--- Start of Listed entries ---
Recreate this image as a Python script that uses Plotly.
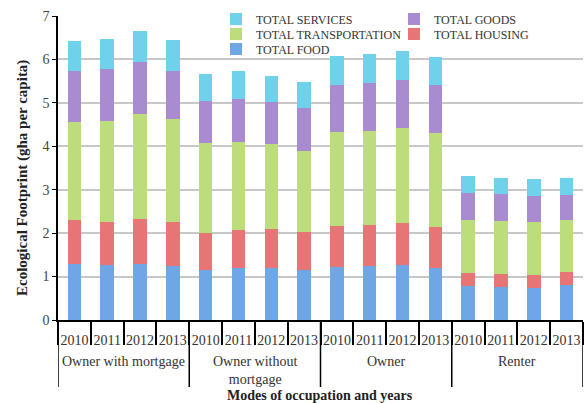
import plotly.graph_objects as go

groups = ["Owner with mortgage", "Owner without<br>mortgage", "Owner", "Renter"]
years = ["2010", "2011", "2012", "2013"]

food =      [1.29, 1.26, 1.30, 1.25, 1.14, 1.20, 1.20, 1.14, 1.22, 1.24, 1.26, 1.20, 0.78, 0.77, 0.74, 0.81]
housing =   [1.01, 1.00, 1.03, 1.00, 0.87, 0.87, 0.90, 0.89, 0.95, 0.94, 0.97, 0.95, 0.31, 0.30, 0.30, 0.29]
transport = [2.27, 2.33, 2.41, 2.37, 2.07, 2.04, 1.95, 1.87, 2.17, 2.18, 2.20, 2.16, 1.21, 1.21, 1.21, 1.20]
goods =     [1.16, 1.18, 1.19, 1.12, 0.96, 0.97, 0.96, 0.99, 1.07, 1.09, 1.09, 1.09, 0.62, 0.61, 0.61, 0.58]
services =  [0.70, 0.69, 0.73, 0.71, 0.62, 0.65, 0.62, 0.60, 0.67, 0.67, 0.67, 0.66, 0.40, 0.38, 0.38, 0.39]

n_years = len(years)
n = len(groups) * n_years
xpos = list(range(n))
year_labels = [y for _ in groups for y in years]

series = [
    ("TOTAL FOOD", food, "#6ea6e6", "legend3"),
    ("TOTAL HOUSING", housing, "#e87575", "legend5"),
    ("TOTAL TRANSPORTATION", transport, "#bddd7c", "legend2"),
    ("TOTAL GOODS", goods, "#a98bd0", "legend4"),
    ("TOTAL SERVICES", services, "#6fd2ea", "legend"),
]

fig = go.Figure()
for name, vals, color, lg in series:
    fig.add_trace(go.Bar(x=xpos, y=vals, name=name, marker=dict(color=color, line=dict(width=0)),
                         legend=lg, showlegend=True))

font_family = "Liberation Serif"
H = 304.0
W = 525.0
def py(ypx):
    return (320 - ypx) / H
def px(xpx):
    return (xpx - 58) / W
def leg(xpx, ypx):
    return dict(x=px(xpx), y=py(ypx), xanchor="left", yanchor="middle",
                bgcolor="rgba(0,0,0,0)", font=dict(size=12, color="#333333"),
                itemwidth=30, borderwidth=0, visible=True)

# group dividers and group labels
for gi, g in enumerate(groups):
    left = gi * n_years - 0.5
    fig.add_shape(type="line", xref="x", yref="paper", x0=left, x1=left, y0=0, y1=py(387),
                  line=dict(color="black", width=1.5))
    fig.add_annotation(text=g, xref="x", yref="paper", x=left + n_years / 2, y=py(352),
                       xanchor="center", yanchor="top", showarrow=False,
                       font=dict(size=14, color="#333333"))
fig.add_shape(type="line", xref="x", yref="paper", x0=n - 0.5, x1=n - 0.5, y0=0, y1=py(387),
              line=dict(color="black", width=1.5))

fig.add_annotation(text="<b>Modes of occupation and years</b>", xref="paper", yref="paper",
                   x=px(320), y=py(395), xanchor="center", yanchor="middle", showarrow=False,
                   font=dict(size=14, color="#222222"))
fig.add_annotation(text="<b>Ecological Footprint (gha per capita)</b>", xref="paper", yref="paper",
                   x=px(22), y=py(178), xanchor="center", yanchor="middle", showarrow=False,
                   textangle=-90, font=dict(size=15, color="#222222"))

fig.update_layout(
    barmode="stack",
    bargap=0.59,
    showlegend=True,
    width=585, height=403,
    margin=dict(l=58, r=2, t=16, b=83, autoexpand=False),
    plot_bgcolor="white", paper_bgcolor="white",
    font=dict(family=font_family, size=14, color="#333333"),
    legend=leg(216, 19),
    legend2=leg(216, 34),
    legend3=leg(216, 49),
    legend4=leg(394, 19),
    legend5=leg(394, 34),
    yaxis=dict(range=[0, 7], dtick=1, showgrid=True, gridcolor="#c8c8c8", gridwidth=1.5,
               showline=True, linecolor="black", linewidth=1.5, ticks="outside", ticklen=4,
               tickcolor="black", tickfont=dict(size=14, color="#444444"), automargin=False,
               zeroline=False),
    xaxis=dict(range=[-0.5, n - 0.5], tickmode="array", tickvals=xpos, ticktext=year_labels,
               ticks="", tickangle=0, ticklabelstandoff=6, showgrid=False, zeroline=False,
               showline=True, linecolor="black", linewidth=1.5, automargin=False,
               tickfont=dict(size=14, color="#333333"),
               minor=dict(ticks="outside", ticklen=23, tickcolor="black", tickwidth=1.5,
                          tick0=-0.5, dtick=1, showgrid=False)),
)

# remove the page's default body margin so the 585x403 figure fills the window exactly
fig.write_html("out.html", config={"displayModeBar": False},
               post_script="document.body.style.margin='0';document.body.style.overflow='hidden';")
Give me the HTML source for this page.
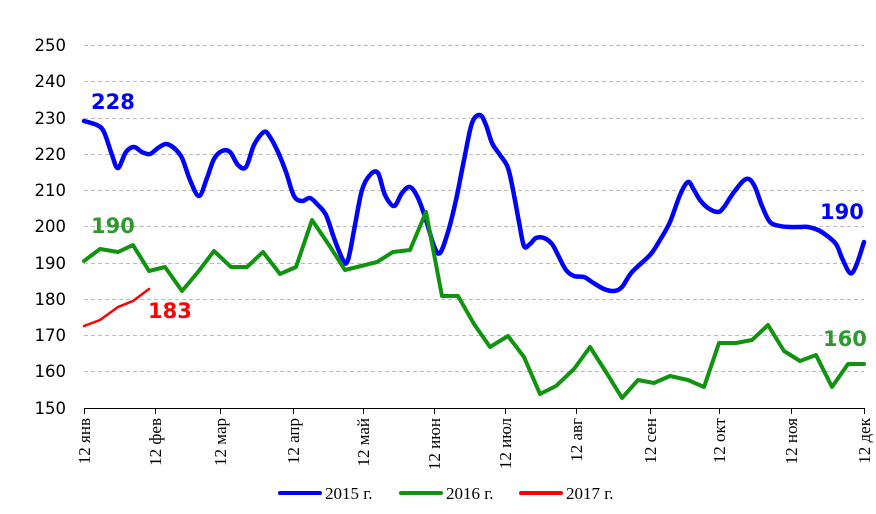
--- End of Listed entries ---
## Instruction
Return each line where "this" shows up.

## Reply to the task
Recreate this image as a Python script that uses Plotly.
Give me the HTML source for this page.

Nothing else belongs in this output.